Muchos queríamos ser choferes o policías. Claro que también nos seducía ser guacharaquero, vendedor de raspado, o cobrador de chiva, a esos que ahora les llaman sparring. Amos y señores de la chiva, no se limitaban a acomodar a la sumisa multitud que contenía, sino que manejaban las relaciones con toda la clientela, y recaudaban los centavos que costaba el pasaje.
Manejaban el billete, organizaban los pasajeros y se permitían exonerar del pago a amigotes y hembras de confianza. Ejercían con gracia camajana su liderazgo cotidiano. En voz alta trasmitían instrucciones al chofer, para hacer paradas y pudiese bajarse un pasajero. Cuando se trataba de alguien mayor, gritaban “parada firme”. Si era joven y ágil, “aguanta”, para que el frenazo no fuera a fondo.
Iban con acrobática habilidad casi de bandera en la puerta de entrada. Ayudaban a las damitas en su acceso a la chiva, y también indicaban “cuidado” al conductor, para dar espera a algún veterano que subía con lentitud al vehículo.
El momento estelar de ese carismático personaje era su bajada antes de frenar, cuando continuaba con la inercia una corta carrerita con soltura. Eso lo cotizaba en la admiración del servicio doméstico que viajaba cargado con bolsas y paquetes del Mercado Público. A esas muchachas ayudaba solicito. A todas conocía por su nombre y sabía el de sus patrones. De algunas recibía, además de “especiales” favores, un bocado de las exquisiteces que cocinaban. En esa época no había, por fortuna, bolsas plásticas, así que la sopa llena estaba dentro de una botella tapada con un corcho, que ayudaba a guardar calor, sabrosura y cariño.

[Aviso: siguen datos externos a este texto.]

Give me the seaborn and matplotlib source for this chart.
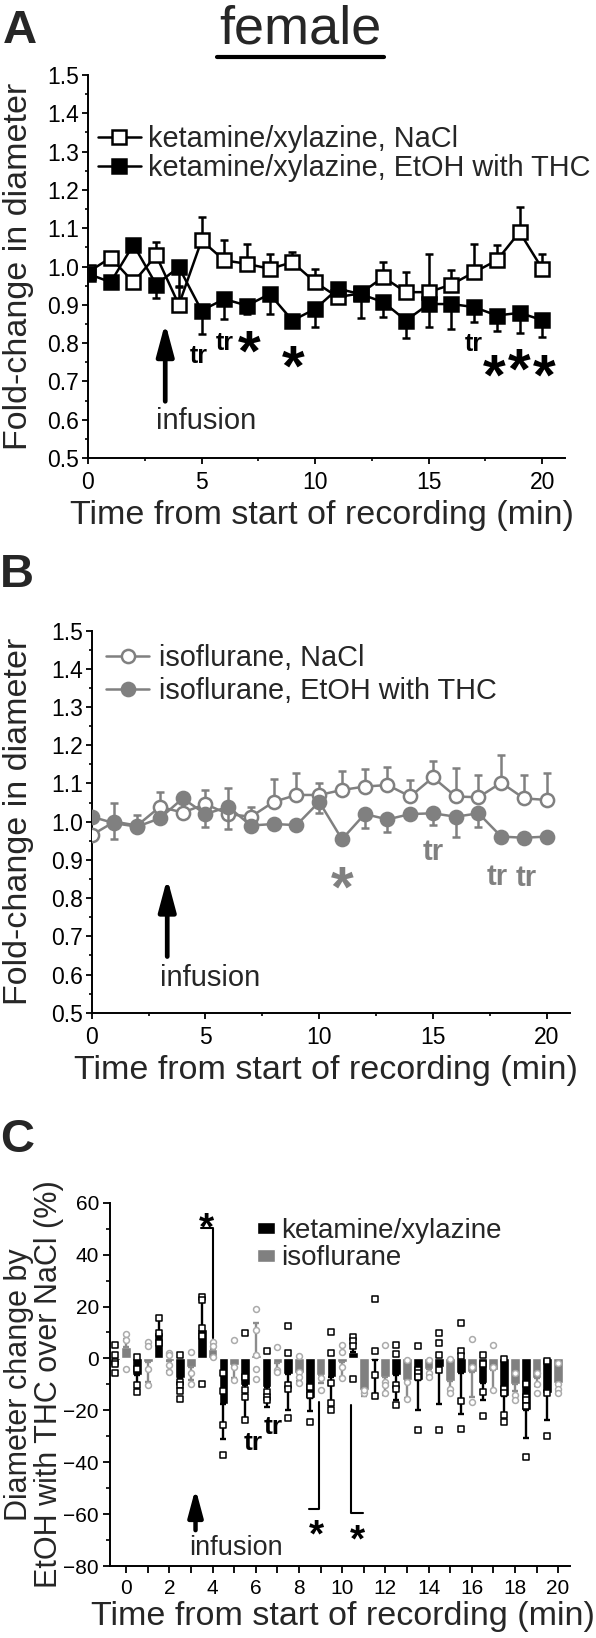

El orden era mantenido con caótica cheveridad. En la chiva cada quien se acomodaba de acuerdo con su próxima salida. A los señores no se les ocurría la posibilidad de estar sentados mientras estuviese una señora de pie. Las chivas no tenían esos radios chillones de los buses de hoy. Algunas tenían unos cordeles en el techo para accionar una campanita, cuyo sonido debía indicar la necesidad de una parada.
En aquella época no había sitios para bajar y subir. Se hacía en cualquier parte, como se hace hoy, pese a que ahora se han señalado lugares especiales para ello.
Los adelantos trajeron torniquetes para controlar pasajeros. Los choferes con el timón en la izquierda, cobraban con la derecha.
En las chivas no se necesitaba del llamado de sus clientes, porque conocían a todos sus pasajeros. Sabían con exactitud donde dejar a cada quien y el saludo amable era costumbre.
El reloj o control para el ratoneo, era otra inutilidad manifiesta. Los usuarios éramos solidarios con el infractor cuando iba “caído”, y compartíamos su inquietud por la posibilidad de una multa.
Si se deshumanizaron las chivas, ¿a donde se llegará con los megabuses de Transcaribe?